Does anyone else have a useless power?

I share this power, and my god is it ever annoying.

My youngest daughter can do that! It’s wild, anywhere we go she will find as many as you want her to in a matter of minutes.
I have found maybe three in my 35 years.

I wonder why this is. I really do. I’ve been able to do it my whole life. I have literally tested myself against several friends. I’ll find up to 500% more than others if they even find a single one. We should have some sort of club.

I can turn off street lights in my vicinity.

I’m a synesthete, so I see letters and numbers in color.

I have “Simon the Likable” (from the old Get Smart series) syndrome–I don’t know if I have an honest face, or what, but people tend to trust me (which is weird, since I’m an introvert and not much of a people person–though I am very trustworthy). I’m very good at telling when people are bored, unhappy, or otherwise not engaged in the conversation–or when they don’t like me or want me around.

This hardly seems useless. Is your email in your profile? :smiley:

Cold-blooded vertebrates seem to like me. Whenever I’m somewhere with turtles or lizards, they gradually start wandering over to stare at me. They could just be looking for handouts, but they don’t seem to do it for other people. Maybe I’m the only one who likes turtles and lizards enough to sit and watch them that long.

In the pet stores, though, it gets very strange. I was walking among the tanks of fish, and while the little ones all ignored me, the bigger ones (like about meatball-sized and up) suddenly all fixed on me. When I stood by one side of a tank, the half-dozen or so giant mutant goldfish all crowded up against the corner to stare at me, then all slowly followed along the tank wall as I walked to the opposite side, then slowly followed me back when I walked the other way. The other large fish all behaved pretty much the same way.

I apparently have this power too. I suppose once I become a secret agent, this will be useful. For now it’s a bit unnerving to walk up to someone and say “Hi” and have them jump and gasp that I just scared the crap out of them.

I seem to be quite attractive to women over the age of 60. (I’m 40 and look sort of lost.)

I also have a 100% success rate pegging anachronistic typeface usage in period movies. The best of them routinely screw this up.

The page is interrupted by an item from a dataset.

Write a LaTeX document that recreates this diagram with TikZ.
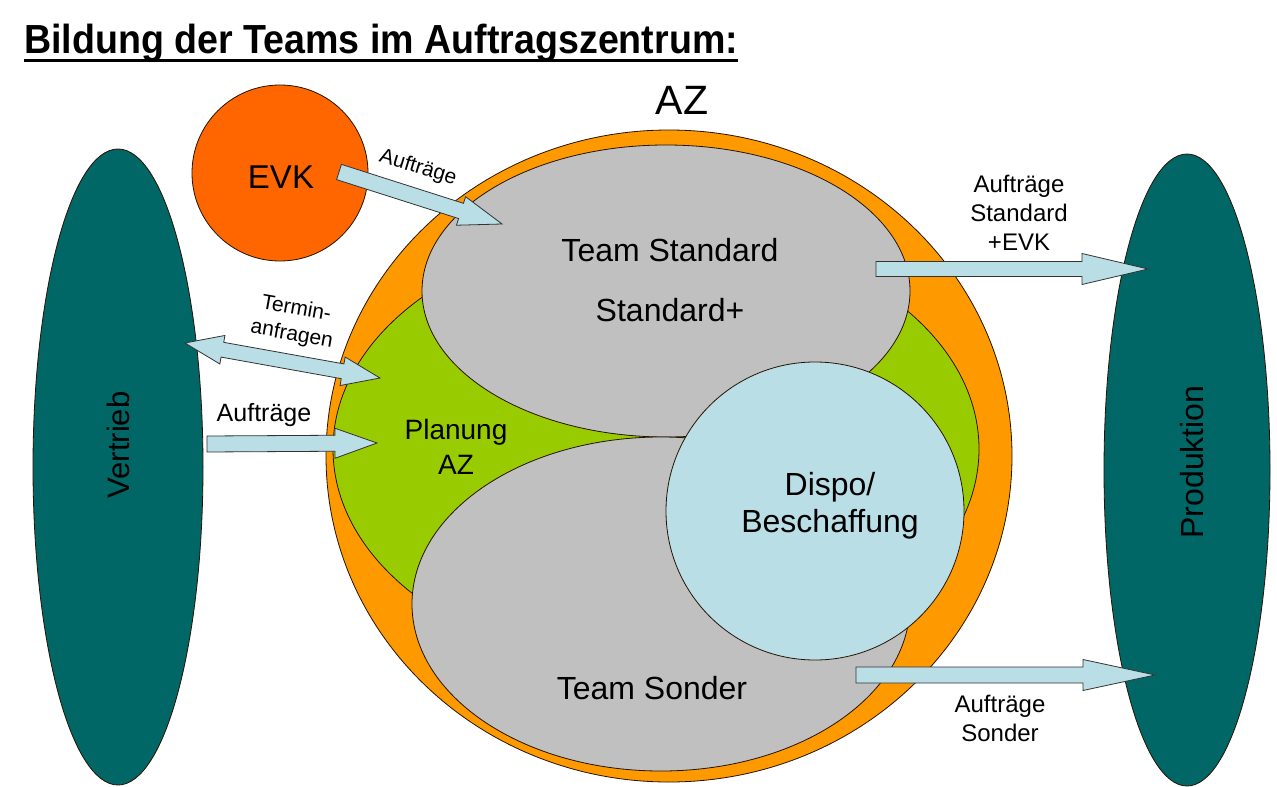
\documentclass[tikz,border=0pt]{standalone}
\usepackage{fontspec}
\setmainfont{Liberation Sans}
\usetikzlibrary{calc,shapes.geometric}
\definecolor{orangeAZ}{RGB}{255,153,0}
\definecolor{evkcol}{RGB}{255,102,0}
\definecolor{greenP}{RGB}{153,204,0}
\definecolor{grayT}{RGB}{192,192,192}
\definecolor{lblue}{RGB}{185,222,230}
\definecolor{tealV}{RGB}{0,102,102}
\newcommand{\blockarr}[5]{%
  \coordinate (ba-hb) at ($(#2)!#5!(#1)$);
  \draw[barrow] ($(#1)!#3!90:(#2)$) -- ($(ba-hb)!#3!-90:(#1)$) -- ($(ba-hb)!#4!-90:(#1)$) -- (#2)
    -- ($(ba-hb)!#4!90:(#1)$) -- ($(ba-hb)!#3!90:(#1)$) -- ($(#1)!#3!-90:(#2)$) -- cycle;}
\newcommand{\dblarr}[5]{%
  \coordinate (da-h1) at ($(#1)!#5!(#2)$);
  \coordinate (da-h2) at ($(#2)!#5!(#1)$);
  \draw[barrow] (#1) -- ($(da-h1)!#4!90:(#2)$) -- ($(da-h1)!#3!90:(#2)$) -- ($(da-h2)!#3!-90:(#1)$)
    -- ($(da-h2)!#4!-90:(#1)$) -- (#2) -- ($(da-h2)!#4!90:(#1)$) -- ($(da-h2)!#3!90:(#1)$)
    -- ($(da-h1)!#3!-90:(#2)$) -- ($(da-h1)!#4!-90:(#2)$) -- cycle;}
\tikzset{
  shapeline/.style={draw=black!85!orange, line width=0.8pt, inner sep=0pt},
  ell/.style={shapeline, ellipse},
  circ/.style={shapeline, circle},
  barrow/.style={draw=black!80, line width=0.8pt, fill=lblue, line join=miter},
  lbl/.style={inner sep=0pt, align=center, text=black},
}
\begin{document}
\begin{tikzpicture}[x=1pt,y=-1pt]
\useasboundingbox (0,0) rectangle (1277,787);
\fill[white] (0,0) rectangle (1277,787);
% title
\node[lbl, anchor=base west, font=\fontsize{37.6}{37.6}\selectfont\bfseries, yscale=1.08] (title) at (24,53) {Bildung der Teams im Auftragszentrum:};
\draw[line width=3pt] ($(title.base west)+(0,7)$) -- ($(title.base east)+(0,7)$);
% side ellipses
\node[ell, fill=tealV, minimum width=170pt, minimum height=636pt] (vertrieb) at (118,467) {};
\node[ell, fill=tealV, minimum width=166pt, minimum height=632pt] (produktion) at (1187,470) {};
\node[lbl, rotate=90, font=\fontsize{31}{31}\selectfont] (vtext) at (118,445) {Vertrieb};
\node[lbl, rotate=90, font=\fontsize{32}{32}\selectfont] (ptext) at (1192,462) {Produktion};
% AZ
\node[ell, fill=orangeAZ, minimum width=686pt, minimum height=652pt] (az) at (669,456) {};
\node[lbl, font=\fontsize{41}{41}\selectfont] (aztext) at (682,100) {AZ};
\node[ell, fill=greenP, minimum width=646pt, minimum height=440pt] (planung) at (656,449) {};
\node[ell, fill=grayT, minimum width=488pt, minimum height=292pt] (standard) at (666,291) {};
\node[ell, fill=grayT, minimum width=498pt, minimum height=334pt] (sonder) at (661,604) {};
\node[circ, fill=lblue, minimum size=298pt] (dispo) at (815,511) {};
\node[circ, fill=evkcol, minimum size=176pt] (evk) at (280,173) {};
% texts inside
\node[lbl, font=\fontsize{33}{33}\selectfont] at (281,177) {EVK};
\node[lbl, font=\fontsize{32}{32}\selectfont] at (670,250) {Team Standard};
\node[lbl, font=\fontsize{32}{32}\selectfont] at (670,310) {Standard+};
\node[lbl, font=\fontsize{28}{35}\selectfont] at (456,447) {Planung\\AZ};
\node[lbl, font=\fontsize{32}{37}\selectfont] at (830,506) {Dispo/\\Beschaffung};
\node[lbl, font=\fontsize{32}{32}\selectfont] at (652,688) {Team Sonder};
% arrows
\coordinate (evkS) at (339,172); \coordinate (evkE) at (502,224);
\blockarr{evkS}{evkE}{8pt}{15pt}{43pt}
\coordinate (tL) at (185,343); \coordinate (tR) at (380,378);
\dblarr{tL}{tR}{7.5pt}{14.5pt}{38pt}
\coordinate (vS) at (207,444); \coordinate (vE) at (377,443);
\blockarr{vS}{vE}{8pt}{15pt}{42pt}
\coordinate (sS) at (876,269); \coordinate (sE) at (1148,269);
\blockarr{sS}{sE}{7.5pt}{15.5pt}{66pt}
\coordinate (oS) at (856,675); \coordinate (oE) at (1155,675);
\blockarr{oS}{oE}{8pt}{15.5pt}{72pt}
% arrow labels
\node[lbl, rotate=-17, font=\fontsize{21}{21}\selectfont] at (418,168) {Aufträge};
\node[lbl, rotate=-10, font=\fontsize{21}{26}\selectfont] at (294,322) {Termin-\\anfragen};
\node[lbl, font=\fontsize{25}{25}\selectfont] at (264,415) {Aufträge};
\node[lbl, font=\fontsize{24}{29}\selectfont] at (1019,213) {Aufträge\\Standard\\+EVK};
\node[lbl, font=\fontsize{24}{29}\selectfont] at (1000,718) {Aufträge\\Sonder};
\end{tikzpicture}
\end{document}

I have the power of always picking the slowest queue wherever I am :eek:

I therefore have also developed a second power, the power of not exploding when the old lady with shaking hands and wrong glasses in front is paying with small change from her copious coinpurse, repeatedly eying the clerk behind the counter in deep suspicion that she is handing over too much coin whilst making smacking noises with her dentures.

Or, when the pregnant lady in front with four kids is unloading a full trolley while her kids are dropping things to the floor so that they have to go back into the store to get a new item and the clerk behind the counter looses control over how many items went through the beeper and they have to beep everything all over again.

Or, … no I’ll stop there. I’ll just mellow over here.

Where’d the mellow smiley go?

Ummmm…

I have the power to relate everything people say or anything that happens to me to either a Simpsons episode, a Dilbert cartoon, or a Pete Townshend lyric.